Julia Child TWC Tarte Tatin Recipe
Ingredients for 8 inch tart (my cast iron pan is at least 9 inches)
5-6 Golden Delicious Apples (or the other ones I posted about) (I have 7-8 on hand)
Grated rind and juice of one lemon
1.5 cups sugar
6 T unsalted butter, cut into .5 inch piece
8 oz butter pastry (pate brisee - will post)
Optional accompaniment - whipped cream, sour cream or vanilla ice cream (I like creme fraiche)
Will post instructions when dog stops licking my hand incessantly.
I have made this twice so far -- the first time it was okay -- i think I didn't let the caramel develop enough before putting in the apples, and I remember thinking it was a bit sweet. Just made it a second time, with at least 1/4 cup less sugar in the pan (still 1/2 cup on the apples initially) and it was fantastic. Lemon juice really brightens it up.
Sorry about that ...
Here's a list of the apples she recommends using:
Use a cast iron 9 x 2" frying pan. You need a baster to baste the apples - I recommend using a heavy duty metal one, due to the temperature of the caramel.
Core, peel and quarter the apples, cut the quarters into half lengthwise, toss in bowl with 1/2 cup sugar and lemon, let sit for 20 minutes, drain.
Melt the butter in the frying pan over moderately high heat - when melted, add remaining sugar. Stir with wooden spoon until syrup turns bubbly caramel brown - JC says it will smoothe out later when apple juices dissolve the sugar. Key point - this will look like a big mess of seized up sugar - don't worry - just make sure it turns caramel brown.
Off heat, arrange apples in nice pattern on the bottom (in circles) - this will be the top of the tarte. Then add the rest of the apples packed closely and "only reasonably neat". As I mentioned in the ingredients - I use more apples, so that, as JC says, they heap up 1 inch higher than the rim of the pan, as they will shrink when cooked.

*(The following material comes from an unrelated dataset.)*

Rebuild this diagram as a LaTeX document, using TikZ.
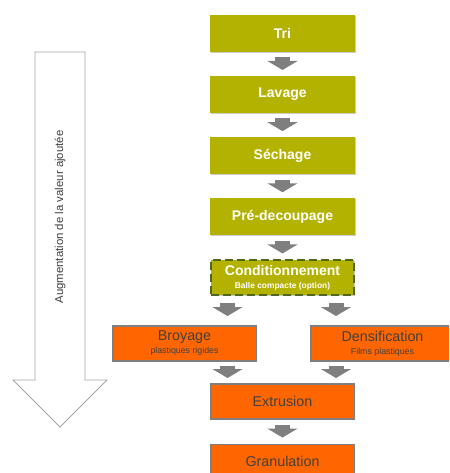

Preheat oven to 425 degrees and put rack in lower middle level. Put pan on moderatley high heat, press down the apples as they soften, and baste with juices as they accumulate. After several minutes, when the apples have begun to soften, cover and cook 10 - 15 minutes, checking and basting frequently. When juices are thick and syrupy, remove from heat and let cool slightly.
Roll out the chilled dough (I'll post the pate brisee recipe later) into a 3/16 thick circle, 1 inch larger than the pan and cut 4 steam holes, 1/4 inch size, 1.5 inches from the center of the dough. Fold dough in half, then quarter, then center over the apples and unfold. Press the edges of the dough between the apples and the inside of the pan.
Bake about 20 minutes in the oven until brown and crisp and remove from oven - I find sometimes it takes a bit longer. JC kindly reminds us that the handle will be red hot, to which I can attest based on several occasions of starting to pull it out without a mitt.
Tilt pan to see if juices are runny - they should be a thick syrup - if not, boil down rapidly on a burner, but don't evaporate completely, or apples will stick.
Put the serving dish on top, using oven mitts, then grasp onto the serving dish and the pan and invert. If needed, fix the pieces of apple that may not have inverted perfectly.
Tips for making ahead and serving later so it doesn't get soggy:
I just made this for the first time for xmas dinner - it was so absolutely fantastic. I didn't have a baster on hand, so I ended up using a thin pastry brush and just dipped carefully into surround caramel and brushed the apples as they were cooking on the stove. The sugar-butter mixture does initially look weird and ruined (made me nervous!) before they become a wonderful brown caramel - it took me about 10 minutes to get there, I think. But this is definitely my new favorite dessert!
Adding my tips for reheating it later:
Here's my tip about the Tarte Tatin. When it is done, flip it onto a plate. Then, line the castiron pan with foil, flip it back in. And cover with foil - meaning - the apple side is in the pan, so no dough sogginess. Transport it like that, then briefly heat up in the oven before serving. I've made it the night before or the morning of. I keep it at room temp until reheating.
I remembered another step - a safety precaution! - I brush the foil with butter, put in a circle of parchment paper, then butter the paper, before putting the Tarte Tatin back in. The trick with reheating is to make sure that the caramel doesn't melt again - sometimes I need to put it on the stove top for a minute or two to make sure that the caramel gets absorbed back into the apples.